Blog/Building Reliable RAG Pipelines with Observability
RAG
Observability
Engineering

Building Reliable RAG Pipelines with Observability

Aayush Gid
Aayush Gid
AI Architect
Jan 10, 2026
8 min read

The Reality of RAG

Retrieval-Augmented Generation (RAG) has become the standard for building knowledgeable AI agents. However, a RAG system is only as good as its retrieval step. If the model fetches the wrong context, it will generate the wrong answer—a phenomenon known as "Garbage In, Garbage Out."

Why Observability Matters

You can't fix what you can't measure.

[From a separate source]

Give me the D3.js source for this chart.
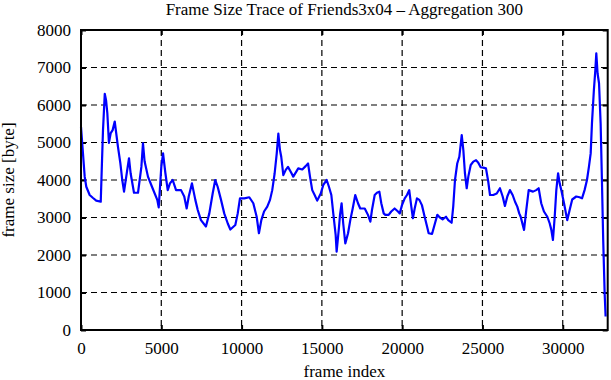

In a production RAG pipeline, you need visibility into three key stages:

  1. Retrieval: Are we finding the most relevant documents?
  2. Ranking: Are the best documents being prioritized?
  3. Generation: Is the model effectively using the context provided?

Key Metrics to Track

  • Context Precision: The proportion of retrieved chunks that are actually relevant to the query.
  • Context Recall: Is the system retrieving all the necessary information?
  • Answer Faithfulness: Does the generated answer rely solely on the provided context, or is the model hallucinating from its pre-training data?

Improving Reliability

By instrumenting your pipeline with tools like Guardrailz, you can trace individual requests and pinpoint exactly where the breakdown occurs. This allows for data-driven iteration, moving from "it feels better" to "score improved by 15%."